▶ _WORK TO COMPLETE_: Output nothing but the number of lines that include the word "this".

▶ _MATERIAL TO PROCESS_:
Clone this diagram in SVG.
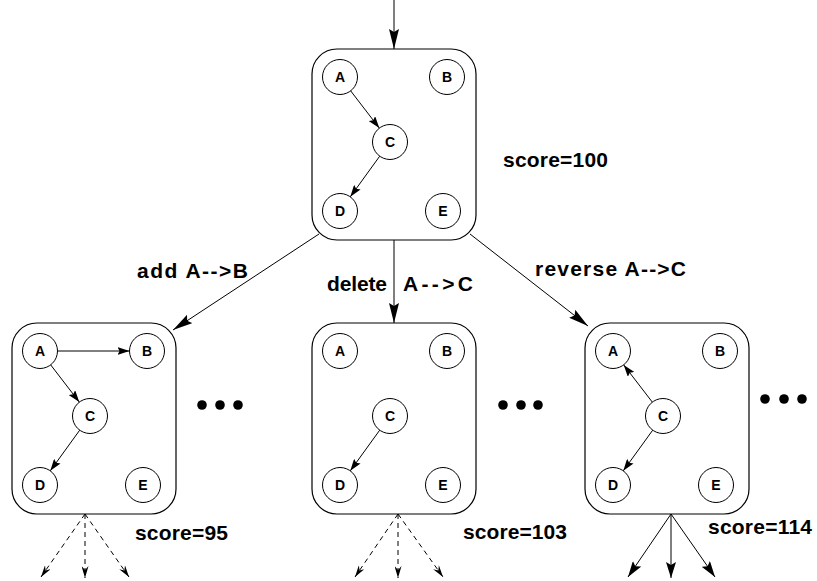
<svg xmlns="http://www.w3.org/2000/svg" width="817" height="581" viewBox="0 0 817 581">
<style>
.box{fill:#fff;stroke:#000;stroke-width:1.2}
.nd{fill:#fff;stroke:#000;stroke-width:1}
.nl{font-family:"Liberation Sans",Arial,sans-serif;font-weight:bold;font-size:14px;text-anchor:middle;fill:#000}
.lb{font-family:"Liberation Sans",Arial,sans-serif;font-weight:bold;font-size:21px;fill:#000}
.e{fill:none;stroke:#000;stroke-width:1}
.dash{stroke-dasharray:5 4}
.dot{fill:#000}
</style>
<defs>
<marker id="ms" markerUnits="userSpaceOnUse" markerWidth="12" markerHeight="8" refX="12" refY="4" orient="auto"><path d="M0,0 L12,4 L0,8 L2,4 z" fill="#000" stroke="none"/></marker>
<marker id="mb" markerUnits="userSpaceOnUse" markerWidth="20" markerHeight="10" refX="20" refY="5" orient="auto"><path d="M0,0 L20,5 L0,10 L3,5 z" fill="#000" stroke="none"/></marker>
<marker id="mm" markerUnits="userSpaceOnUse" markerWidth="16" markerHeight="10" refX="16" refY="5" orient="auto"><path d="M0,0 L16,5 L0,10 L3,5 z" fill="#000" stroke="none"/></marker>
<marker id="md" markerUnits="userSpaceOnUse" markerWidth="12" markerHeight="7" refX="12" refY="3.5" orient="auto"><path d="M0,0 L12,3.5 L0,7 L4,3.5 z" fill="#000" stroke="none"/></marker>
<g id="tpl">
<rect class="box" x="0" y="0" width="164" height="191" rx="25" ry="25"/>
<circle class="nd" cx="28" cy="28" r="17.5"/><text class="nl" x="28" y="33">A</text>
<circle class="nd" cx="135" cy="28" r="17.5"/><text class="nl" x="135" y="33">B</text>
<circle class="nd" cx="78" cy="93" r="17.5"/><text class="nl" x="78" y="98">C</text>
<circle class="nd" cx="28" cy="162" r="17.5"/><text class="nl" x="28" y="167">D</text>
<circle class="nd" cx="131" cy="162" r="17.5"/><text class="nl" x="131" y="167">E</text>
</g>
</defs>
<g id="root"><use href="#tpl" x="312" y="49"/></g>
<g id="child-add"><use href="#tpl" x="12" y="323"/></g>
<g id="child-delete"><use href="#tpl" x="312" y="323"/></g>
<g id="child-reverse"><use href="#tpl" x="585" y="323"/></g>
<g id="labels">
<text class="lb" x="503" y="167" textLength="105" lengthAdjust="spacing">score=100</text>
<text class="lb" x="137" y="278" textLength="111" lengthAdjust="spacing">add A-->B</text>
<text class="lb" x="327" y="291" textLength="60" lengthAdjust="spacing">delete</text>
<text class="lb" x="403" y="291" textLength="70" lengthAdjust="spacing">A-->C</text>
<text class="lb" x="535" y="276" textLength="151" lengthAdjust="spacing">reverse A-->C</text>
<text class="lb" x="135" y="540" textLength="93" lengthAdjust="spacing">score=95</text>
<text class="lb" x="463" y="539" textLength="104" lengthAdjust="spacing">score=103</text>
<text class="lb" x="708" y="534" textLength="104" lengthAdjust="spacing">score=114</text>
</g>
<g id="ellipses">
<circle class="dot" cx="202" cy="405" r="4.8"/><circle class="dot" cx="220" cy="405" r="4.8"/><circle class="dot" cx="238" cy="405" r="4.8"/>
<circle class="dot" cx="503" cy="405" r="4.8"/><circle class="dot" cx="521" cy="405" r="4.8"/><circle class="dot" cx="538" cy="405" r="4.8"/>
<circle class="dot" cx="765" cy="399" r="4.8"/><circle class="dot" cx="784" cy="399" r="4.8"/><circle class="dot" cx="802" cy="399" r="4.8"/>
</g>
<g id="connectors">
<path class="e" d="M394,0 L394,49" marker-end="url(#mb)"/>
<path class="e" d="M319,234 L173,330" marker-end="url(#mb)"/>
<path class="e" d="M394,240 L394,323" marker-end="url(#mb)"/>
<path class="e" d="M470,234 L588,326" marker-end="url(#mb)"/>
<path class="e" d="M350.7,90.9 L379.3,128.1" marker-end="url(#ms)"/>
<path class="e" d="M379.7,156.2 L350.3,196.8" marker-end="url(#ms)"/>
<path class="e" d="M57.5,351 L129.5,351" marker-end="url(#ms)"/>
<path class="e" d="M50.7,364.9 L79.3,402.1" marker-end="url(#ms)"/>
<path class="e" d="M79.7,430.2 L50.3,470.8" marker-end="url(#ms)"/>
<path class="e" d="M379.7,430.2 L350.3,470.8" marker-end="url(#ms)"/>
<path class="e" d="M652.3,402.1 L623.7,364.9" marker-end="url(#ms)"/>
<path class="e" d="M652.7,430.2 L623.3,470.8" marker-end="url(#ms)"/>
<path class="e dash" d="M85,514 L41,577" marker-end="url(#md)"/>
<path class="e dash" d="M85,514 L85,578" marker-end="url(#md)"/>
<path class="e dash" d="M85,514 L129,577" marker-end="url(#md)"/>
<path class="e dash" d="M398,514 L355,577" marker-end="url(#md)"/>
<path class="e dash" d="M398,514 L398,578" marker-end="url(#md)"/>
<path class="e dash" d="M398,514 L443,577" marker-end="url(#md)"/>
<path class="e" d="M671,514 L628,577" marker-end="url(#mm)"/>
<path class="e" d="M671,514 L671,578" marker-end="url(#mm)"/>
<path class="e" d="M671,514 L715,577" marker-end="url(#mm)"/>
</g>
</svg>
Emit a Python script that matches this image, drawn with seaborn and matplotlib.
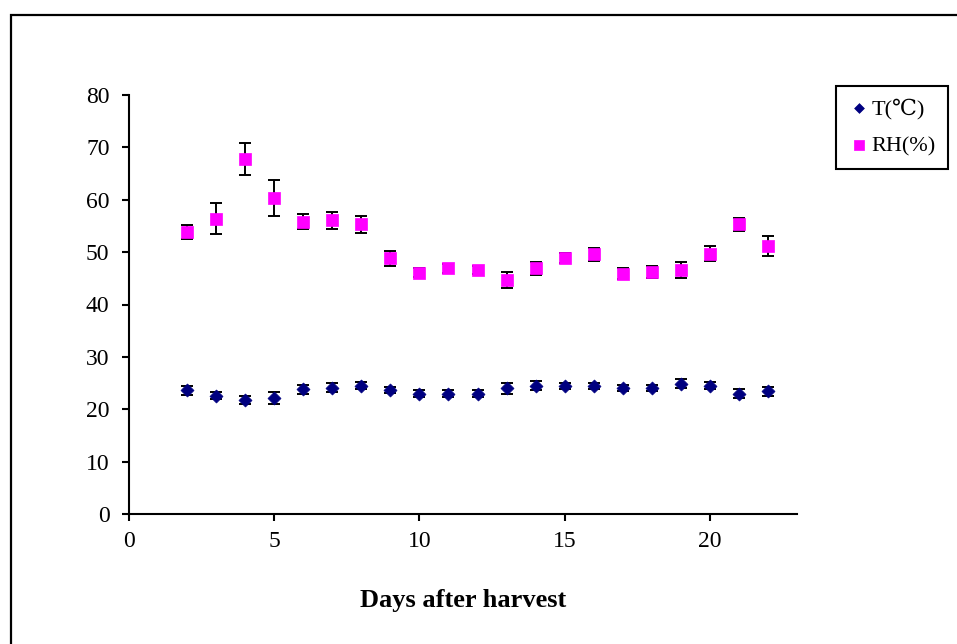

▶ _ANSWER TO THE PROBLEM_: 2